> **WORK REQUIRED**
Will you transcribe all the entries word for word, skipping the pictures they hold?

- - -

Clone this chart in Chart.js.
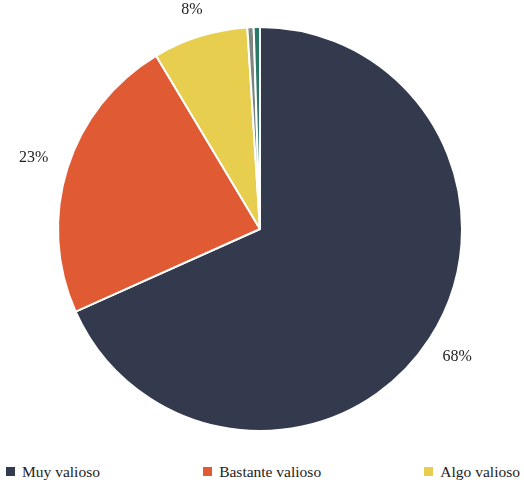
<!DOCTYPE html>
<html>
<head>
<meta charset="utf-8">
<script src="https://cdn.jsdelivr.net/npm/chart.js@4"></script>
<style>
  html, body { margin: 0; padding: 0; background: #fff; }
  #caja { width: 524px; height: 455px; position: relative; }
  #leyenda {
    display: flex; justify-content: space-between; align-items: center;
    width: 514px; padding: 0 4px 0 6px; height: 33px;
    font-family: 'Liberation Serif'; font-size: 15.5px; color: #222;
  }
  #leyenda span.item { display: flex; align-items: center; }
  #leyenda i { display: inline-block; width: 9px; height: 9px; margin-right: 7px; }
</style>
</head>
<body>
<div id="caja"><canvas id="grafico"></canvas></div>
<div id="leyenda"></div>
<script>
const categorias = ['Muy valioso', 'Bastante valioso', 'Algo valioso', 'Poco valioso', 'Nada valioso'];
const valores = [68.3, 23.1, 7.6, 0.5, 0.5];
const etiquetas = ['68%', '23%', '8%', '', ''];
const colores = ['#333a4e', '#e05a33', '#e8ce4e', '#7d8781', '#2a7a6a'];
const enLeyenda = 3;

// porcentajes fuera del pastel; el borde del texto queda a una distancia fija del sector
const rotulos = {
  id: 'rotulos',
  afterDatasetsDraw(chart) {
    const ctx = chart.ctx;
    const arcos = chart.getDatasetMeta(0).data;
    ctx.save();
    ctx.font = "16px 'Liberation Serif'";
    ctx.fillStyle = '#222';
    ctx.textAlign = 'center';
    ctx.textBaseline = 'middle';
    arcos.forEach((arco, i) => {
      if (!etiquetas[i]) return;
      const medio = (arco.startAngle + arco.endAngle) / 2;
      const cx = Math.cos(medio), sy = Math.sin(medio);
      const w = ctx.measureText(etiquetas[i]).width / 2, h = 7;
      const ext = Math.min(Math.abs(cx) > 0.01 ? w / Math.abs(cx) : 1e9, Math.abs(sy) > 0.01 ? h / Math.abs(sy) : 1e9);
      const r = arco.outerRadius + 20 + ext;
      ctx.fillText(etiquetas[i], arco.x + cx * r, arco.y + sy * r);
    });
    ctx.restore();
  }
};

new Chart(document.getElementById('grafico'), {
  type: 'pie',
  data: {
    labels: categorias,
    datasets: [{
      data: valores,
      backgroundColor: colores,
      borderColor: '#fff',
      borderWidth: 2
    }]
  },
  options: {
    responsive: true,
    maintainAspectRatio: false,
    animation: false,
    layout: { padding: { top: 26, bottom: 23, left: 0, right: 4 } },
    plugins: {
      legend: { display: false },
      tooltip: { enabled: false }
    }
  },
  plugins: [rotulos]
});

const leyenda = document.getElementById('leyenda');
leyenda.innerHTML = categorias.slice(0, enLeyenda).map((c, i) =>
  `<span class="item"><i style="background:${colores[i]}"></i>${c}</span>`
).join('');
</script>
</body>
</html>
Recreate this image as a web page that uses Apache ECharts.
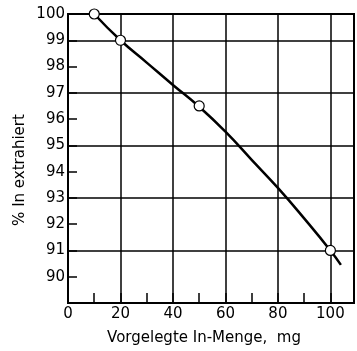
<!DOCTYPE html>
<html><head><meta charset="utf-8">
<script src="https://cdn.jsdelivr.net/npm/echarts@6/dist/echarts.min.js"></script>
<style>html,body{margin:0;padding:0;background:#fff}#c{width:357px;height:351px}</style>
</head><body><div id="c"></div>
<script>
// measured points (open circles)
const pointX = [10, 20, 50, 100];
const pointY = [100, 99, 96.5, 91];
// drawn curve
const curveX = [10, 20, 30, 40, 50, 60, 70, 80, 90, 100, 104];
const curveY = [100, 99, 98.15, 97.3, 96.47, 95.52, 94.45, 93.38, 92.22, 91, 90.45];
const xLabelValues = [0, 20, 40, 60, 80, 100];
const gridYValues = [91, 93, 95, 97, 99];
const xTitle = 'Vorgelegte In-Menge,  mg';
const yTitle = '% In extrahiert';

const font = 'DejaVu Sans';
const chart = echarts.init(document.getElementById('c'));
chart.setOption({
  animation: false,
  backgroundColor: '#fff',
  grid: {left: 68, right: 2, top: 14, bottom: 47, show: true, borderColor: '#000', borderWidth: 2, containLabel: false},
  xAxis: {
    type: 'value', min: 0, max: 109, interval: 10,
    axisLine: {lineStyle: {color: '#000', width: 2}},
    axisTick: {show: true, inside: true, length: 10, lineStyle: {color: '#000', width: 1.5}},
    axisLabel: {color: '#000', fontFamily: font, fontSize: 15, margin: 4,
      formatter: v => xLabelValues.indexOf(v) >= 0 ? String(v) : ''},
    splitLine: {show: true, lineStyle: {color: ['#000', 'rgba(0,0,0,0)'], width: 1.5}},
    name: xTitle, nameLocation: 'middle', nameGap: 28,
    nameTextStyle: {color: '#000', fontFamily: font, fontSize: 15, padding: [0, 14, 0, 0]}
  },
  yAxis: {
    type: 'value', min: 89, max: 100, interval: 1,
    axisLine: {lineStyle: {color: '#000', width: 2}},
    axisTick: {show: true, inside: true, length: 9, lineStyle: {color: '#000', width: 1.5}},
    axisLabel: {color: '#000', fontFamily: font, fontSize: 15, margin: 3,
      formatter: v => v === 89 ? '' : String(v)},
    splitLine: {show: false}
  },
  graphic: [{
    type: 'text', x: 20, y: 170, rotation: Math.PI / 2,
    style: {text: yTitle, fill: '#000', font: '15px "DejaVu Sans"', align: 'center', verticalAlign: 'middle'}
  }],
  series: [
    {type: 'line', data: curveX.map((x, i) => [x, curveY[i]]), smooth: true, showSymbol: false,
      lineStyle: {color: '#000', width: 2.5}, z: 3,
      markLine: {silent: true, symbol: 'none', animation: false, label: {show: false},
        lineStyle: {color: '#000', width: 1.5, type: 'solid'},
        data: gridYValues.map(v => ({yAxis: v}))}},
    {type: 'scatter', data: pointX.map((x, i) => [x, pointY[i]]), symbol: 'circle', symbolSize: 10,
      itemStyle: {color: '#fff', opacity: 1, borderColor: '#000', borderWidth: 1.2}, z: 5}
  ]
});
</script></body></html>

- - -

> **ANSWER**
Clone this chart in Chart.js.
<!DOCTYPE html>
<html>
<head>
<meta charset="utf-8">
<script src="https://cdn.jsdelivr.net/npm/chart.js@4"></script>
<style>
  html, body { margin: 0; padding: 0; background: #fff; }
  #caja { width: 524px; height: 455px; position: relative; }
  #leyenda {
    display: flex; justify-content: space-between; align-items: center;
    width: 514px; padding: 0 4px 0 6px; height: 33px;
    font-family: 'Liberation Serif'; font-size: 15.5px; color: #222;
  }
  #leyenda span.item { display: flex; align-items: center; }
  #leyenda i { display: inline-block; width: 9px; height: 9px; margin-right: 7px; }
</style>
</head>
<body>
<div id="caja"><canvas id="grafico"></canvas></div>
<div id="leyenda"></div>
<script>
const categorias = ['Muy valioso', 'Bastante valioso', 'Algo valioso', 'Poco valioso', 'Nada valioso'];
const valores = [68.3, 23.1, 7.6, 0.5, 0.5];
const etiquetas = ['68%', '23%', '8%', '', ''];
const colores = ['#333a4e', '#e05a33', '#e8ce4e', '#7d8781', '#2a7a6a'];
const enLeyenda = 3;

// porcentajes fuera del pastel; el borde del texto queda a una distancia fija del sector
const rotulos = {
  id: 'rotulos',
  afterDatasetsDraw(chart) {
    const ctx = chart.ctx;
    const arcos = chart.getDatasetMeta(0).data;
    ctx.save();
    ctx.font = "16px 'Liberation Serif'";
    ctx.fillStyle = '#222';
    ctx.textAlign = 'center';
    ctx.textBaseline = 'middle';
    arcos.forEach((arco, i) => {
      if (!etiquetas[i]) return;
      const medio = (arco.startAngle + arco.endAngle) / 2;
      const cx = Math.cos(medio), sy = Math.sin(medio);
      const w = ctx.measureText(etiquetas[i]).width / 2, h = 7;
      const ext = Math.min(Math.abs(cx) > 0.01 ? w / Math.abs(cx) : 1e9, Math.abs(sy) > 0.01 ? h / Math.abs(sy) : 1e9);
      const r = arco.outerRadius + 20 + ext;
      ctx.fillText(etiquetas[i], arco.x + cx * r, arco.y + sy * r);
    });
    ctx.restore();
  }
};

new Chart(document.getElementById('grafico'), {
  type: 'pie',
  data: {
    labels: categorias,
    datasets: [{
      data: valores,
      backgroundColor: colores,
      borderColor: '#fff',
      borderWidth: 2
    }]
  },
  options: {
    responsive: true,
    maintainAspectRatio: false,
    animation: false,
    layout: { padding: { top: 26, bottom: 23, left: 0, right: 4 } },
    plugins: {
      legend: { display: false },
      tooltip: { enabled: false }
    }
  },
  plugins: [rotulos]
});

const leyenda = document.getElementById('leyenda');
leyenda.innerHTML = categorias.slice(0, enLeyenda).map((c, i) =>
  `<span class="item"><i style="background:${colores[i]}"></i>${c}</span>`
).join('');
</script>
</body>
</html>
Recreate this image as a web page that uses Apache ECharts.
<!DOCTYPE html>
<html><head><meta charset="utf-8">
<script src="https://cdn.jsdelivr.net/npm/echarts@6/dist/echarts.min.js"></script>
<style>html,body{margin:0;padding:0;background:#fff}#c{width:357px;height:351px}</style>
</head><body><div id="c"></div>
<script>
// measured points (open circles)
const pointX = [10, 20, 50, 100];
const pointY = [100, 99, 96.5, 91];
// drawn curve
const curveX = [10, 20, 30, 40, 50, 60, 70, 80, 90, 100, 104];
const curveY = [100, 99, 98.15, 97.3, 96.47, 95.52, 94.45, 93.38, 92.22, 91, 90.45];
const xLabelValues = [0, 20, 40, 60, 80, 100];
const gridYValues = [91, 93, 95, 97, 99];
const xTitle = 'Vorgelegte In-Menge,  mg';
const yTitle = '% In extrahiert';

const font = 'DejaVu Sans';
const chart = echarts.init(document.getElementById('c'));
chart.setOption({
  animation: false,
  backgroundColor: '#fff',
  grid: {left: 68, right: 2, top: 14, bottom: 47, show: true, borderColor: '#000', borderWidth: 2, containLabel: false},
  xAxis: {
    type: 'value', min: 0, max: 109, interval: 10,
    axisLine: {lineStyle: {color: '#000', width: 2}},
    axisTick: {show: true, inside: true, length: 10, lineStyle: {color: '#000', width: 1.5}},
    axisLabel: {color: '#000', fontFamily: font, fontSize: 15, margin: 4,
      formatter: v => xLabelValues.indexOf(v) >= 0 ? String(v) : ''},
    splitLine: {show: true, lineStyle: {color: ['#000', 'rgba(0,0,0,0)'], width: 1.5}},
    name: xTitle, nameLocation: 'middle', nameGap: 28,
    nameTextStyle: {color: '#000', fontFamily: font, fontSize: 15, padding: [0, 14, 0, 0]}
  },
  yAxis: {
    type: 'value', min: 89, max: 100, interval: 1,
    axisLine: {lineStyle: {color: '#000', width: 2}},
    axisTick: {show: true, inside: true, length: 9, lineStyle: {color: '#000', width: 1.5}},
    axisLabel: {color: '#000', fontFamily: font, fontSize: 15, margin: 3,
      formatter: v => v === 89 ? '' : String(v)},
    splitLine: {show: false}
  },
  graphic: [{
    type: 'text', x: 20, y: 170, rotation: Math.PI / 2,
    style: {text: yTitle, fill: '#000', font: '15px "DejaVu Sans"', align: 'center', verticalAlign: 'middle'}
  }],
  series: [
    {type: 'line', data: curveX.map((x, i) => [x, curveY[i]]), smooth: true, showSymbol: false,
      lineStyle: {color: '#000', width: 2.5}, z: 3,
      markLine: {silent: true, symbol: 'none', animation: false, label: {show: false},
        lineStyle: {color: '#000', width: 1.5, type: 'solid'},
        data: gridYValues.map(v => ({yAxis: v}))}},
    {type: 'scatter', data: pointX.map((x, i) => [x, pointY[i]]), symbol: 'circle', symbolSize: 10,
      itemStyle: {color: '#fff', opacity: 1, borderColor: '#000', borderWidth: 1.2}, z: 5}
  ]
});
</script></body></html>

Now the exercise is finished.